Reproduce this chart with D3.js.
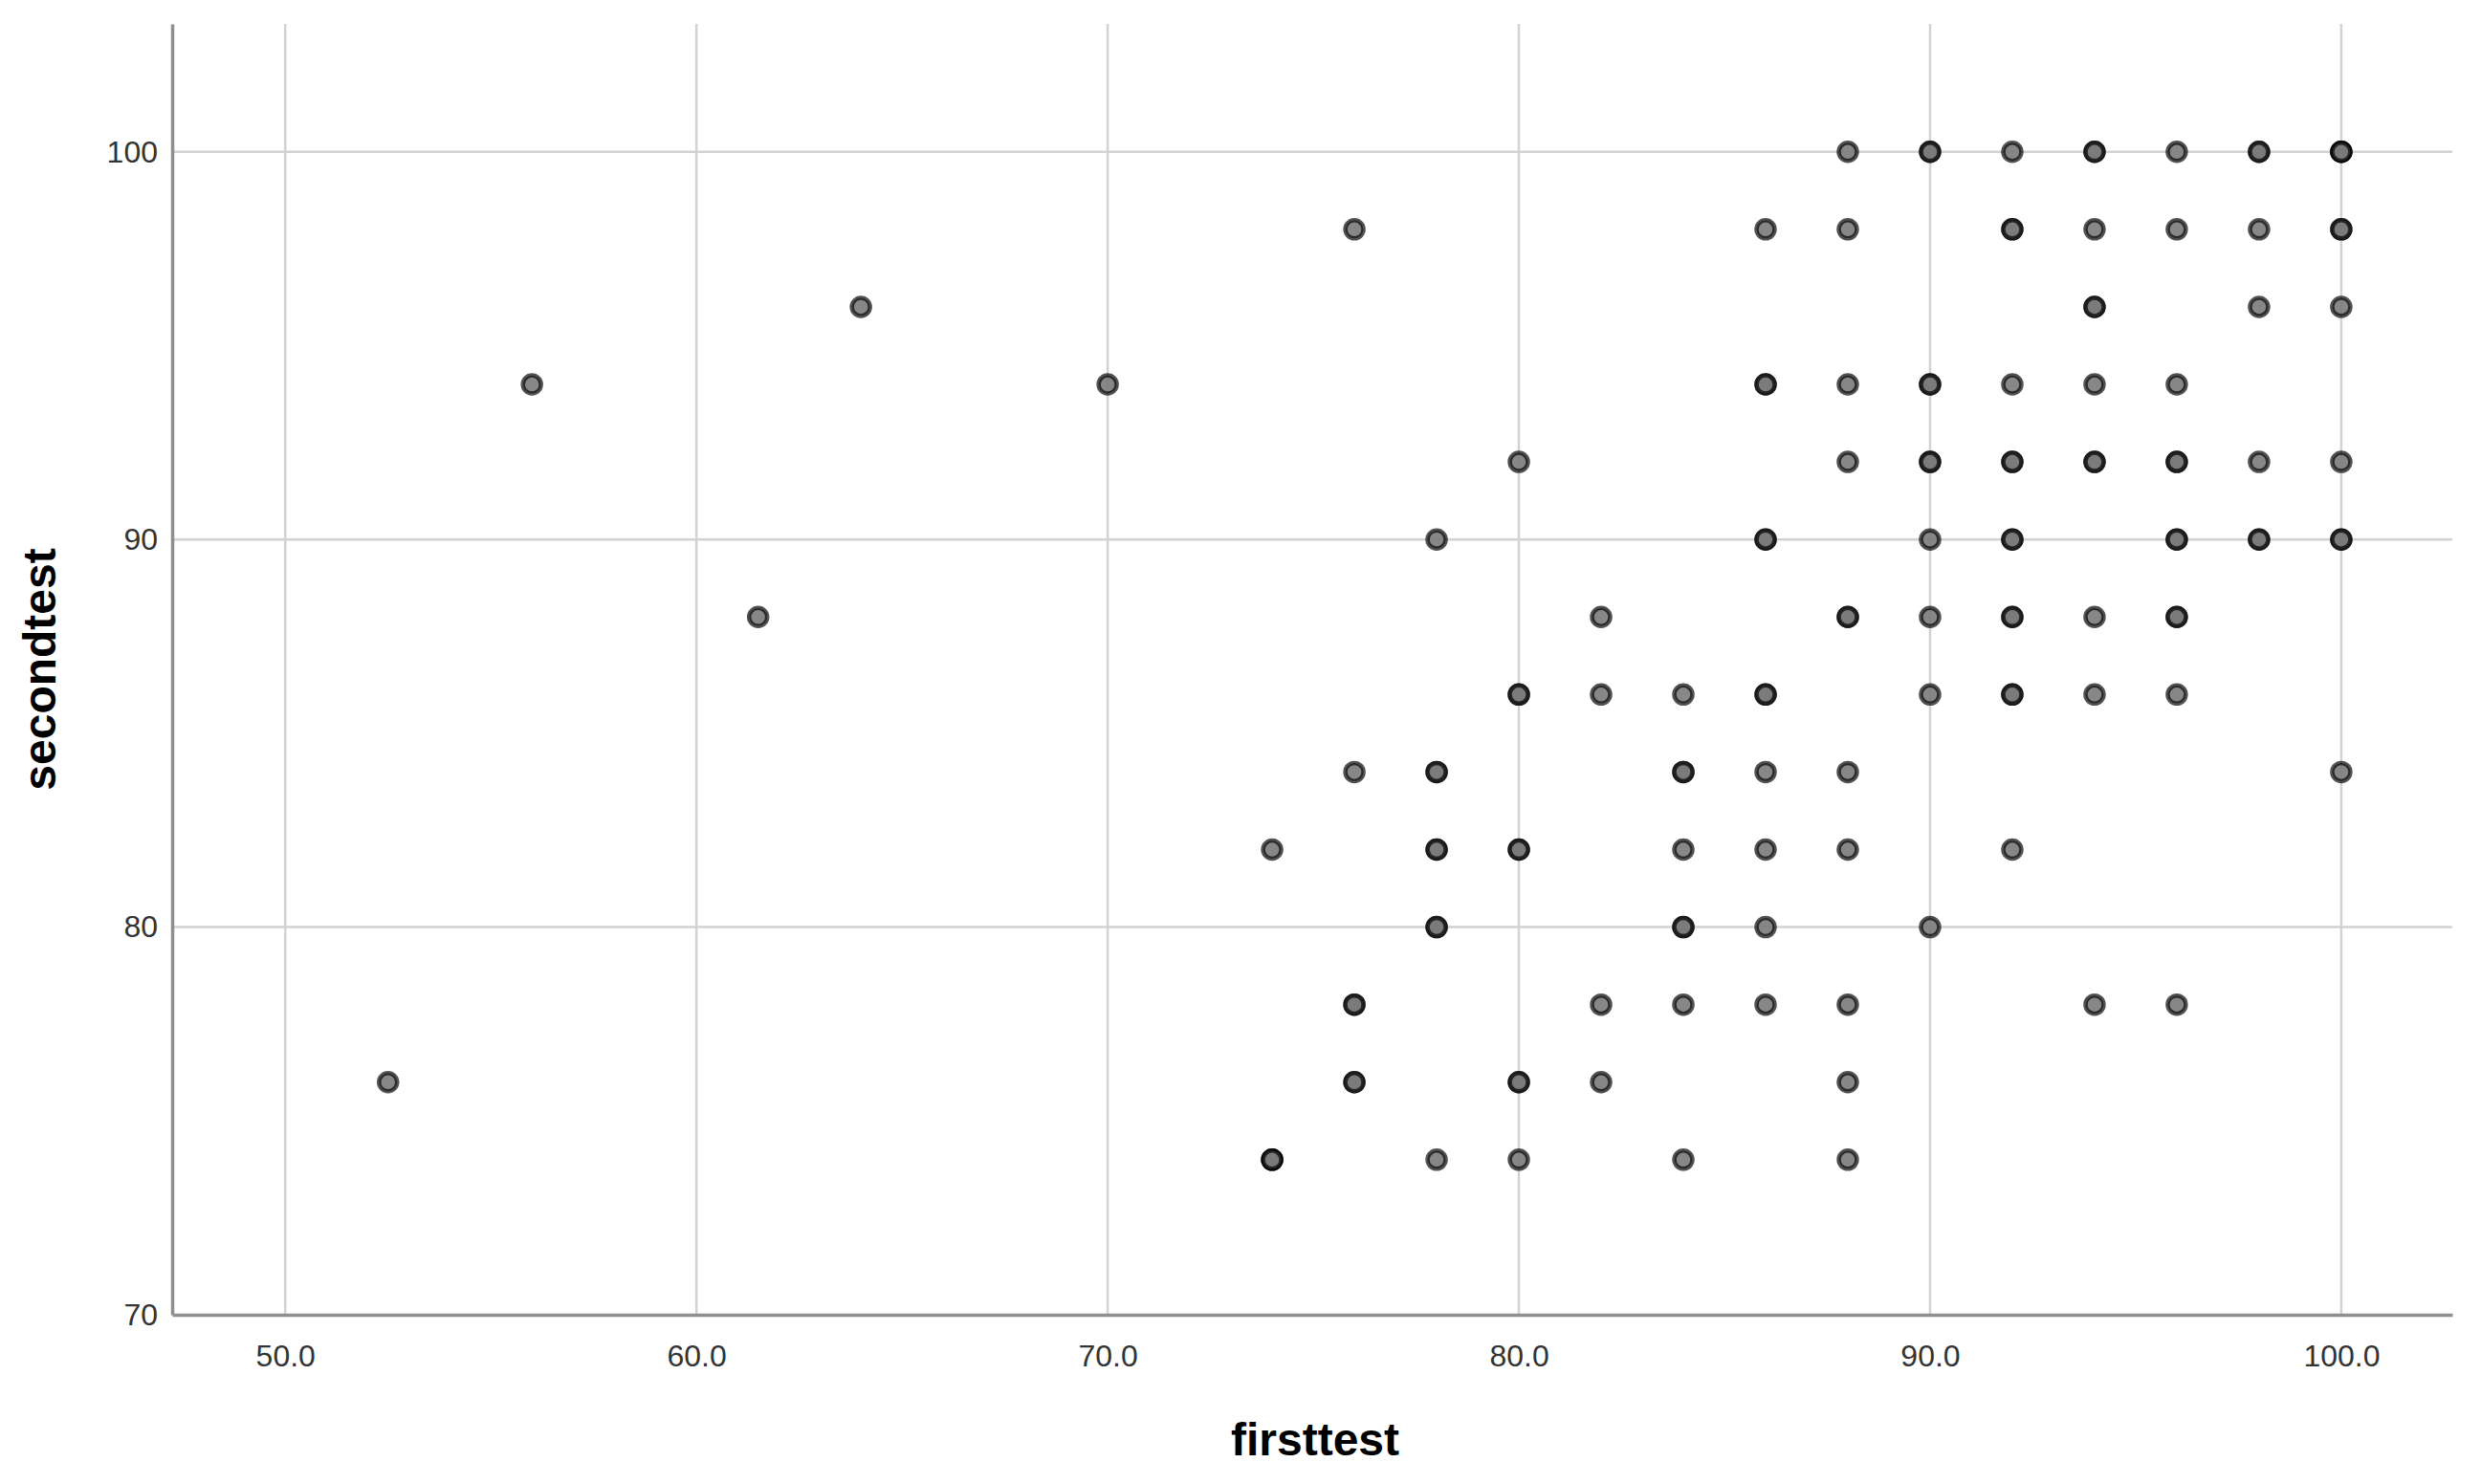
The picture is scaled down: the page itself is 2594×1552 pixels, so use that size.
<!DOCTYPE html>
<html>
<head>
<meta charset="utf-8">
<script src="https://cdnjs.cloudflare.com/ajax/libs/d3/7.8.5/d3.min.js"></script>
<style>
  html, body { margin: 0; padding: 0; background: #fff; }
  svg { display: block; }
</style>
</head>
<body>
<div id="chart"></div>
<script>
// one entry per case; repeated pairs overlap and show darker
let firsttest = [
  88, 90, 90, 92, 94, 94, 96, 98, 98, 100, 100, 100,
  76, 86, 88, 92, 92, 94, 96, 98, 100, 100,
  64, 94, 94, 98, 100,
  56, 70, 86, 86, 88, 90, 90, 92, 94, 96,
  80, 88, 90, 90, 92, 92, 94, 94, 96, 96, 98, 100,
  78, 86, 86, 90, 92, 92, 96, 96, 98, 98, 100, 100,
  61.5, 82, 88, 88, 90, 92, 92, 94, 96, 96,
  80, 80, 82, 84, 86, 86, 90, 92, 92, 94, 96,
  76, 78, 78, 84, 84, 86, 88, 100,
  74, 78, 78, 80, 80, 84, 86, 88, 92,
  78, 78, 84, 84, 86, 90,
  76, 76, 82, 84, 86, 88, 94, 96,
  52.5, 76, 76, 80, 80, 82, 88,
  74, 74, 74, 78, 80, 84, 88
];
let secondtest = [
  100, 100, 100, 100, 100, 100, 100, 100, 100, 100, 100, 100,
  98, 98, 98, 98, 98, 98, 98, 98, 98, 98,
  96, 96, 96, 96, 96,
  94, 94, 94, 94, 94, 94, 94, 94, 94, 94,
  92, 92, 92, 92, 92, 92, 92, 92, 92, 92, 92, 92,
  90, 90, 90, 90, 90, 90, 90, 90, 90, 90, 90, 90,
  88, 88, 88, 88, 88, 88, 88, 88, 88, 88,
  86, 86, 86, 86, 86, 86, 86, 86, 86, 86, 86,
  84, 84, 84, 84, 84, 84, 84, 84,
  82, 82, 82, 82, 82, 82, 82, 82, 82,
  80, 80, 80, 80, 80, 80,
  78, 78, 78, 78, 78, 78, 78, 78,
  76, 76, 76, 76, 76, 76, 76,
  74, 74, 74, 74, 74, 74, 74
];
let xTicks = [50, 60, 70, 80, 90, 100];
let yTicks = [70, 80, 90, 100];
let xTitle = 'firsttest';
let yTitle = 'secondtest';

let width = 2594, height = 1552;
let plot = {left: 180, right: 2564, top: 25, bottom: 1375};

let svg = d3.select('#chart').append('svg')
  .attr('width', width).attr('height', height)
  .style('font-family', '"Liberation Sans", Arial, sans-serif');

svg.append('rect').attr('width', width).attr('height', height).attr('fill', '#fff');

let xScale = d3.scaleLinear().domain([47.25, 102.7]).range([plot.left, plot.right]);
let yScale = d3.scaleLinear().domain([70, 103.3]).range([plot.bottom, plot.top]);

// grid
let grid = svg.append('g').attr('class', 'grid');
grid.selectAll('.vgrid').data(xTicks).enter().append('line')
  .attr('class', 'vgrid')
  .attr('x1', d => xScale(d)).attr('x2', d => xScale(d))
  .attr('y1', plot.top).attr('y2', plot.bottom)
  .attr('stroke', '#d2d2d2').attr('stroke-width', 2.5);
grid.selectAll('.hgrid').data(yTicks.filter(d => d > 70)).enter().append('line')
  .attr('class', 'hgrid')
  .attr('x1', plot.left).attr('x2', plot.right)
  .attr('y1', d => yScale(d)).attr('y2', d => yScale(d))
  .attr('stroke', '#d2d2d2').attr('stroke-width', 2.5);

// axes
let xAxis = d3.axisBottom(xScale).tickValues(xTicks).tickFormat(d3.format('.1f'))
  .tickSize(0).tickPadding(31);
let yAxis = d3.axisLeft(yScale).tickValues(yTicks).tickFormat(d3.format('d'))
  .tickSize(0).tickPadding(15);

let gx = svg.append('g').attr('class', 'xAxis')
  .attr('transform', 'translate(' + [0, plot.bottom] + ')')
  .call(xAxis);
let gy = svg.append('g').attr('class', 'yAxis')
  .attr('transform', 'translate(' + [plot.left, 0] + ')')
  .call(yAxis);

[gx, gy].forEach(g => {
  g.select('.domain').attr('stroke', '#8f8f8f').attr('stroke-width', 3.5);
  g.selectAll('text').attr('font-size', 32).attr('fill', '#333')
    .attr('font-family', '"Liberation Sans", Arial, sans-serif');
});

// points
let points = firsttest.map((d, i) => [d, secondtest[i]]);
svg.append('g').attr('class', 'points')
  .selectAll('circle').data(points).enter().append('circle')
  .attr('cx', d => xScale(d[0]))
  .attr('cy', d => yScale(d[1]))
  .attr('r', 9.5)
  .attr('fill', '#7a7a7a').attr('fill-opacity', 0.9)
  .attr('stroke', '#000').attr('stroke-opacity', 0.68)
  .attr('stroke-width', 4.5);

// titles
svg.append('text').text(xTitle)
  .attr('x', (plot.left + plot.right) / 2 + 3).attr('y', 1522)
  .attr('text-anchor', 'middle')
  .attr('font-size', 48).attr('font-weight', 'bold').attr('fill', '#000');

svg.append('text').text(yTitle)
  .attr('transform', 'translate(' + [58, 700] + ') rotate(-90)')
  .attr('text-anchor', 'middle')
  .attr('font-size', 48).attr('font-weight', 'bold').attr('fill', '#000');
</script>
</body>
</html>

==*==

• _Short task_: Leave out all pictures, then copy the remaining material exactly.

• _Output of the exercise_:
Reproduce this chart with D3.js.
The picture is scaled down: the page itself is 2594×1552 pixels, so use that size.
<!DOCTYPE html>
<html>
<head>
<meta charset="utf-8">
<script src="https://cdnjs.cloudflare.com/ajax/libs/d3/7.8.5/d3.min.js"></script>
<style>
  html, body { margin: 0; padding: 0; background: #fff; }
  svg { display: block; }
</style>
</head>
<body>
<div id="chart"></div>
<script>
// one entry per case; repeated pairs overlap and show darker
let firsttest = [
  88, 90, 90, 92, 94, 94, 96, 98, 98, 100, 100, 100,
  76, 86, 88, 92, 92, 94, 96, 98, 100, 100,
  64, 94, 94, 98, 100,
  56, 70, 86, 86, 88, 90, 90, 92, 94, 96,
  80, 88, 90, 90, 92, 92, 94, 94, 96, 96, 98, 100,
  78, 86, 86, 90, 92, 92, 96, 96, 98, 98, 100, 100,
  61.5, 82, 88, 88, 90, 92, 92, 94, 96, 96,
  80, 80, 82, 84, 86, 86, 90, 92, 92, 94, 96,
  76, 78, 78, 84, 84, 86, 88, 100,
  74, 78, 78, 80, 80, 84, 86, 88, 92,
  78, 78, 84, 84, 86, 90,
  76, 76, 82, 84, 86, 88, 94, 96,
  52.5, 76, 76, 80, 80, 82, 88,
  74, 74, 74, 78, 80, 84, 88
];
let secondtest = [
  100, 100, 100, 100, 100, 100, 100, 100, 100, 100, 100, 100,
  98, 98, 98, 98, 98, 98, 98, 98, 98, 98,
  96, 96, 96, 96, 96,
  94, 94, 94, 94, 94, 94, 94, 94, 94, 94,
  92, 92, 92, 92, 92, 92, 92, 92, 92, 92, 92, 92,
  90, 90, 90, 90, 90, 90, 90, 90, 90, 90, 90, 90,
  88, 88, 88, 88, 88, 88, 88, 88, 88, 88,
  86, 86, 86, 86, 86, 86, 86, 86, 86, 86, 86,
  84, 84, 84, 84, 84, 84, 84, 84,
  82, 82, 82, 82, 82, 82, 82, 82, 82,
  80, 80, 80, 80, 80, 80,
  78, 78, 78, 78, 78, 78, 78, 78,
  76, 76, 76, 76, 76, 76, 76,
  74, 74, 74, 74, 74, 74, 74
];
let xTicks = [50, 60, 70, 80, 90, 100];
let yTicks = [70, 80, 90, 100];
let xTitle = 'firsttest';
let yTitle = 'secondtest';

let width = 2594, height = 1552;
let plot = {left: 180, right: 2564, top: 25, bottom: 1375};

let svg = d3.select('#chart').append('svg')
  .attr('width', width).attr('height', height)
  .style('font-family', '"Liberation Sans", Arial, sans-serif');

svg.append('rect').attr('width', width).attr('height', height).attr('fill', '#fff');

let xScale = d3.scaleLinear().domain([47.25, 102.7]).range([plot.left, plot.right]);
let yScale = d3.scaleLinear().domain([70, 103.3]).range([plot.bottom, plot.top]);

// grid
let grid = svg.append('g').attr('class', 'grid');
grid.selectAll('.vgrid').data(xTicks).enter().append('line')
  .attr('class', 'vgrid')
  .attr('x1', d => xScale(d)).attr('x2', d => xScale(d))
  .attr('y1', plot.top).attr('y2', plot.bottom)
  .attr('stroke', '#d2d2d2').attr('stroke-width', 2.5);
grid.selectAll('.hgrid').data(yTicks.filter(d => d > 70)).enter().append('line')
  .attr('class', 'hgrid')
  .attr('x1', plot.left).attr('x2', plot.right)
  .attr('y1', d => yScale(d)).attr('y2', d => yScale(d))
  .attr('stroke', '#d2d2d2').attr('stroke-width', 2.5);

// axes
let xAxis = d3.axisBottom(xScale).tickValues(xTicks).tickFormat(d3.format('.1f'))
  .tickSize(0).tickPadding(31);
let yAxis = d3.axisLeft(yScale).tickValues(yTicks).tickFormat(d3.format('d'))
  .tickSize(0).tickPadding(15);

let gx = svg.append('g').attr('class', 'xAxis')
  .attr('transform', 'translate(' + [0, plot.bottom] + ')')
  .call(xAxis);
let gy = svg.append('g').attr('class', 'yAxis')
  .attr('transform', 'translate(' + [plot.left, 0] + ')')
  .call(yAxis);

[gx, gy].forEach(g => {
  g.select('.domain').attr('stroke', '#8f8f8f').attr('stroke-width', 3.5);
  g.selectAll('text').attr('font-size', 32).attr('fill', '#333')
    .attr('font-family', '"Liberation Sans", Arial, sans-serif');
});

// points
let points = firsttest.map((d, i) => [d, secondtest[i]]);
svg.append('g').attr('class', 'points')
  .selectAll('circle').data(points).enter().append('circle')
  .attr('cx', d => xScale(d[0]))
  .attr('cy', d => yScale(d[1]))
  .attr('r', 9.5)
  .attr('fill', '#7a7a7a').attr('fill-opacity', 0.9)
  .attr('stroke', '#000').attr('stroke-opacity', 0.68)
  .attr('stroke-width', 4.5);

// titles
svg.append('text').text(xTitle)
  .attr('x', (plot.left + plot.right) / 2 + 3).attr('y', 1522)
  .attr('text-anchor', 'middle')
  .attr('font-size', 48).attr('font-weight', 'bold').attr('fill', '#000');

svg.append('text').text(yTitle)
  .attr('transform', 'translate(' + [58, 700] + ') rotate(-90)')
  .attr('text-anchor', 'middle')
  .attr('font-size', 48).attr('font-weight', 'bold').attr('fill', '#000');
</script>
</body>
</html>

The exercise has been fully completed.